— START MATERIAL FOR THE TASK —

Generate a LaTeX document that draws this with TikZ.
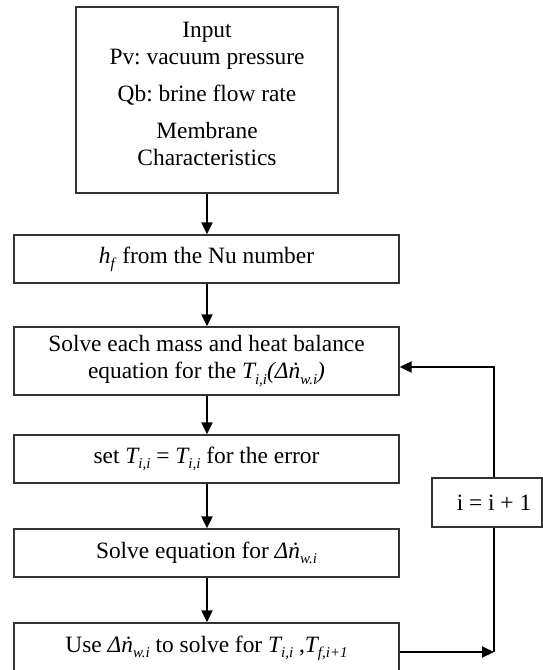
\documentclass[tikz,border=0pt]{standalone}
\usepackage{fontspec}
\setmainfont{Liberation Serif}
\usetikzlibrary{arrows.meta,calc}
\frenchspacing
\newcommand{\sbs}[1]{\raisebox{-0.22em}{\fontsize{15}{15}\selectfont #1}}
\tikzset{
  box/.style={draw=black!80, line width=1.3pt, align=center, inner sep=0pt,
    font=\fontsize{23.4}{27}\selectfont\frenchspacing},
  wbox/.style={box, minimum width=385, minimum height=48},
  arr/.style={draw=black, line width=2pt, -{Triangle[length=12pt,width=11pt]}},
  ln/.style={draw=black, line width=2pt}
}
\begin{document}
\begin{tikzpicture}[x=1pt,y=-1pt]
\useasboundingbox (0,0) rectangle (543,670);
\node[box, minimum width=262, minimum height=186, text depth=12pt] (input) at (207,100)
  {Input\\Pv: vacuum pressure\\[10pt]Qb: brine flow rate\\[10pt]Membrane\\Characteristics};
\node[wbox] (hf) at (206.5,259) {\textit{h}\sbs{\textit{f}} from the Nu number};
\node[wbox, minimum height=68] (solve) at (206.5,361)
  {Solve each mass and heat balance\\equation for the \textit{T\sbs{i,i}(Δṅ\sbs{w.i})}};
\node[wbox] (set) at (206.5,459) {set \textit{T\sbs{i,i}} = \textit{T\sbs{i,i}} for the error};
\node[wbox] (solveeq) at (206.5,553) {Solve equation for \textit{Δṅ\sbs{w.i}}};
\node[wbox, minimum height=50] (use) at (206.5,648)
  {Use \textit{Δṅ\sbs{w.i}} to solve for \textit{T\sbs{i,i}} ,\textit{T\sbs{f,i+1}}};
\node[box, minimum width=110, minimum height=49] (inc) at (487,502.5) {\kern14pt i = i + 1};
\coordinate (j) at (494,652);
\draw[arr] (input.south -| 207,0) -- (hf.north -| 207,0);
\draw[arr] (hf.south -| 207,0) -- (solve.north -| 207,0);
\draw[arr] (solve.south -| 207,0) -- (set.north -| 207,0);
\draw[arr] (set.south -| 207,0) -- (solveeq.north -| 207,0);
\draw[arr] (solveeq.south -| 207,0) -- (use.north -| 207,0);
\draw[arr] (use.east |- j) -- (j);
\draw[ln] (j) -- (j |- inc.south);
\draw[arr] (j |- inc.north) |- ([yshift=-6pt]solve.east);
\end{tikzpicture}
\end{document}
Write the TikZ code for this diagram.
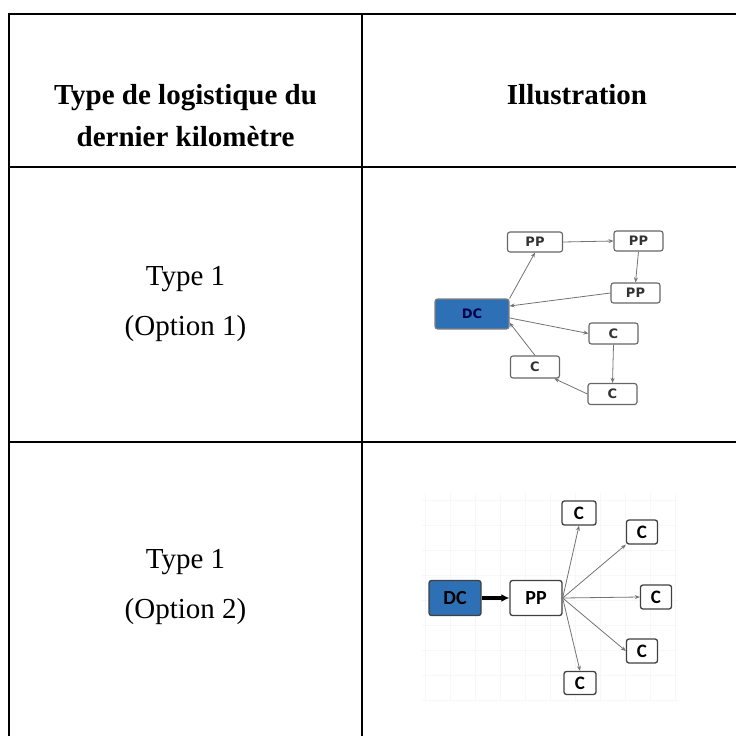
\documentclass[tikz,border=0pt]{standalone}
\usepackage{fontspec}
\setmainfont{Liberation Serif}
\newfontfamily\schemafont{DejaVu Sans}
\newfontfamily\schemafontb{Carlito}
\usetikzlibrary{arrows.meta}
\definecolor{dcbleu}{RGB}{46,112,182}
\tikzset{
    every node/.style={inner sep=0pt},
    trait/.style={line width=2pt},
    boite/.style={draw=black!60, line width=1.1pt, rounded corners=2.5pt, fill=white,
        font=\schemafont\bfseries\fontsize{13}{13}\selectfont, text=black!80},
    boiteb/.style={draw=black!75, line width=1.3pt, rounded corners=2.5pt, fill=white,
        font=\schemafontb\bfseries\fontsize{20}{20}\selectfont},
    boitec/.style={boiteb, font=\schemafontb\bfseries\fontsize{19}{19}\selectfont, minimum width=32pt, minimum height=24pt},
    lien/.style={-{Stealth[length=5pt,width=4pt]}, draw=black!55, line width=0.8pt},
}

\begin{document}
\begin{tikzpicture}[x=1pt, y=-1pt]
    \useasboundingbox (0,0) rectangle (736,736);

    % tableau
    \draw [trait] (8,14) -- (736,14);
    \draw [trait] (8,167) -- (736,167);
    \draw [trait] (8,442) -- (736,442);
    \draw [trait] (9,13) -- (9,736);
    \draw [trait] (362,13) -- (362,736);

    \node [align=center, font=\bfseries\fontsize{29}{42}\selectfont] (entete1) at (185.5,116) {Type de logistique du\\dernier kilomètre};
    \node [font=\bfseries\fontsize{29}{42}\selectfont] (entete2) at (577,95) {Illustration};
    \node [align=center, font=\fontsize{29}{50}\selectfont] (type1a) at (185.5,304) {Type 1\\(Option 1)};
    \node [align=center, font=\fontsize{29}{50}\selectfont] (type1b) at (185.5,587) {Type 1\\(Option 2)};

    % option 1
    \node [boite, fill=dcbleu, draw=black!50, text=black!70!blue, minimum width=74pt, minimum height=30pt] (dc1) at (472,314) {DC};
    \node [boite, minimum width=55pt, minimum height=20pt] (ppa) at (535,242) {PP};
    \node [boite, minimum width=49pt, minimum height=20pt] (ppb) at (638.5,241) {PP};
    \node [boite, minimum width=49pt, minimum height=20pt] (ppc) at (635.5,293) {PP};
    \node [boite, minimum width=49pt, minimum height=21pt] (ca) at (613.5,333.5) {C};
    \node [boite, minimum width=49pt, minimum height=21pt] (cb) at (612.5,394) {C};
    \node [boite, minimum width=49pt, minimum height=22pt] (cc) at (535,367) {C};

    \draw [lien] (dc1.north east) -- (ppa.south);
    \draw [lien] (ppa.east) -- (ppb.west);
    \draw [lien] (ppb.south) -- (ppc.north);
    \draw [lien] (ppc.west) -- (dc1.12);
    \draw [lien] (dc1.-6) -- (ca.west);
    \draw [lien] (ca.south) -- (cb.north);
    \draw [lien] (cb.west) -- (cc.-31);
    \draw [lien] (cc.north) -- (dc1.-13);

    % option 2
    \draw [black!3, line width=0.6pt, step=25pt] (422,493) grid (678,700);
    \node [boiteb, fill=dcbleu, minimum width=52pt, minimum height=35pt] (dc2) at (455,598) {DC};
    \node [boiteb, minimum width=52pt, minimum height=35pt] (pp2) at (536,598) {PP};
    \node [boitec, minimum width=34pt] (c1) at (579,513) {C};
    \node [boitec, minimum width=31pt] (c2) at (642,532) {C};
    \node [boitec, minimum width=31pt] (c3) at (656,597) {C};
    \node [boitec, minimum width=31pt] (c4) at (642,651) {C};
    \node [boitec, minimum height=23pt] (c5) at (580,683) {C};

    \draw [-{Latex[length=8pt,width=8pt]}, line width=3.2pt] (dc2.east) -- (pp2.west);
    \foreach \c/\a in {c1/south, c2/south west, c3/west, c4/west, c5/north}
        \draw [lien] (pp2.east) -- (\c.\a);
\end{tikzpicture}
\end{document}
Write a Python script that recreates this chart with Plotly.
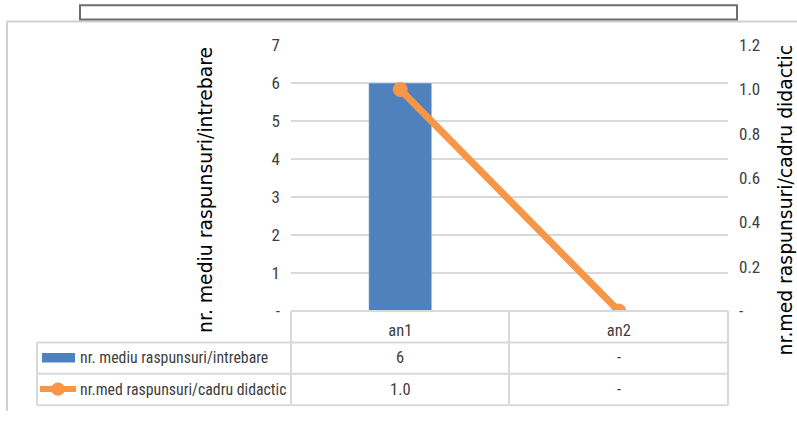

— END MATERIAL FOR THE TASK —

Would you return the data exactly as written, without the pictures?

▸ RESPONSE TO THE TASK
Generate a LaTeX document that draws this with TikZ.
\documentclass[tikz,border=0pt]{standalone}
\usepackage{fontspec}
\setmainfont{Liberation Serif}
\usetikzlibrary{arrows.meta,calc}
\frenchspacing
\newcommand{\sbs}[1]{\raisebox{-0.22em}{\fontsize{15}{15}\selectfont #1}}
\tikzset{
  box/.style={draw=black!80, line width=1.3pt, align=center, inner sep=0pt,
    font=\fontsize{23.4}{27}\selectfont\frenchspacing},
  wbox/.style={box, minimum width=385, minimum height=48},
  arr/.style={draw=black, line width=2pt, -{Triangle[length=12pt,width=11pt]}},
  ln/.style={draw=black, line width=2pt}
}
\begin{document}
\begin{tikzpicture}[x=1pt,y=-1pt]
\useasboundingbox (0,0) rectangle (543,670);
\node[box, minimum width=262, minimum height=186, text depth=12pt] (input) at (207,100)
  {Input\\Pv: vacuum pressure\\[10pt]Qb: brine flow rate\\[10pt]Membrane\\Characteristics};
\node[wbox] (hf) at (206.5,259) {\textit{h}\sbs{\textit{f}} from the Nu number};
\node[wbox, minimum height=68] (solve) at (206.5,361)
  {Solve each mass and heat balance\\equation for the \textit{T\sbs{i,i}(Δṅ\sbs{w.i})}};
\node[wbox] (set) at (206.5,459) {set \textit{T\sbs{i,i}} = \textit{T\sbs{i,i}} for the error};
\node[wbox] (solveeq) at (206.5,553) {Solve equation for \textit{Δṅ\sbs{w.i}}};
\node[wbox, minimum height=50] (use) at (206.5,648)
  {Use \textit{Δṅ\sbs{w.i}} to solve for \textit{T\sbs{i,i}} ,\textit{T\sbs{f,i+1}}};
\node[box, minimum width=110, minimum height=49] (inc) at (487,502.5) {\kern14pt i = i + 1};
\coordinate (j) at (494,652);
\draw[arr] (input.south -| 207,0) -- (hf.north -| 207,0);
\draw[arr] (hf.south -| 207,0) -- (solve.north -| 207,0);
\draw[arr] (solve.south -| 207,0) -- (set.north -| 207,0);
\draw[arr] (set.south -| 207,0) -- (solveeq.north -| 207,0);
\draw[arr] (solveeq.south -| 207,0) -- (use.north -| 207,0);
\draw[arr] (use.east |- j) -- (j);
\draw[ln] (j) -- (j |- inc.south);
\draw[arr] (j |- inc.north) |- ([yshift=-6pt]solve.east);
\end{tikzpicture}
\end{document}
Write the TikZ code for this diagram.
\documentclass[tikz,border=0pt]{standalone}
\usepackage{fontspec}
\setmainfont{Liberation Serif}
\newfontfamily\schemafont{DejaVu Sans}
\newfontfamily\schemafontb{Carlito}
\usetikzlibrary{arrows.meta}
\definecolor{dcbleu}{RGB}{46,112,182}
\tikzset{
    every node/.style={inner sep=0pt},
    trait/.style={line width=2pt},
    boite/.style={draw=black!60, line width=1.1pt, rounded corners=2.5pt, fill=white,
        font=\schemafont\bfseries\fontsize{13}{13}\selectfont, text=black!80},
    boiteb/.style={draw=black!75, line width=1.3pt, rounded corners=2.5pt, fill=white,
        font=\schemafontb\bfseries\fontsize{20}{20}\selectfont},
    boitec/.style={boiteb, font=\schemafontb\bfseries\fontsize{19}{19}\selectfont, minimum width=32pt, minimum height=24pt},
    lien/.style={-{Stealth[length=5pt,width=4pt]}, draw=black!55, line width=0.8pt},
}

\begin{document}
\begin{tikzpicture}[x=1pt, y=-1pt]
    \useasboundingbox (0,0) rectangle (736,736);

    % tableau
    \draw [trait] (8,14) -- (736,14);
    \draw [trait] (8,167) -- (736,167);
    \draw [trait] (8,442) -- (736,442);
    \draw [trait] (9,13) -- (9,736);
    \draw [trait] (362,13) -- (362,736);

    \node [align=center, font=\bfseries\fontsize{29}{42}\selectfont] (entete1) at (185.5,116) {Type de logistique du\\dernier kilomètre};
    \node [font=\bfseries\fontsize{29}{42}\selectfont] (entete2) at (577,95) {Illustration};
    \node [align=center, font=\fontsize{29}{50}\selectfont] (type1a) at (185.5,304) {Type 1\\(Option 1)};
    \node [align=center, font=\fontsize{29}{50}\selectfont] (type1b) at (185.5,587) {Type 1\\(Option 2)};

    % option 1
    \node [boite, fill=dcbleu, draw=black!50, text=black!70!blue, minimum width=74pt, minimum height=30pt] (dc1) at (472,314) {DC};
    \node [boite, minimum width=55pt, minimum height=20pt] (ppa) at (535,242) {PP};
    \node [boite, minimum width=49pt, minimum height=20pt] (ppb) at (638.5,241) {PP};
    \node [boite, minimum width=49pt, minimum height=20pt] (ppc) at (635.5,293) {PP};
    \node [boite, minimum width=49pt, minimum height=21pt] (ca) at (613.5,333.5) {C};
    \node [boite, minimum width=49pt, minimum height=21pt] (cb) at (612.5,394) {C};
    \node [boite, minimum width=49pt, minimum height=22pt] (cc) at (535,367) {C};

    \draw [lien] (dc1.north east) -- (ppa.south);
    \draw [lien] (ppa.east) -- (ppb.west);
    \draw [lien] (ppb.south) -- (ppc.north);
    \draw [lien] (ppc.west) -- (dc1.12);
    \draw [lien] (dc1.-6) -- (ca.west);
    \draw [lien] (ca.south) -- (cb.north);
    \draw [lien] (cb.west) -- (cc.-31);
    \draw [lien] (cc.north) -- (dc1.-13);

    % option 2
    \draw [black!3, line width=0.6pt, step=25pt] (422,493) grid (678,700);
    \node [boiteb, fill=dcbleu, minimum width=52pt, minimum height=35pt] (dc2) at (455,598) {DC};
    \node [boiteb, minimum width=52pt, minimum height=35pt] (pp2) at (536,598) {PP};
    \node [boitec, minimum width=34pt] (c1) at (579,513) {C};
    \node [boitec, minimum width=31pt] (c2) at (642,532) {C};
    \node [boitec, minimum width=31pt] (c3) at (656,597) {C};
    \node [boitec, minimum width=31pt] (c4) at (642,651) {C};
    \node [boitec, minimum height=23pt] (c5) at (580,683) {C};

    \draw [-{Latex[length=8pt,width=8pt]}, line width=3.2pt] (dc2.east) -- (pp2.west);
    \foreach \c/\a in {c1/south, c2/south west, c3/west, c4/west, c5/north}
        \draw [lien] (pp2.east) -- (\c.\a);
\end{tikzpicture}
\end{document}
Write a Python script that recreates this chart with Plotly.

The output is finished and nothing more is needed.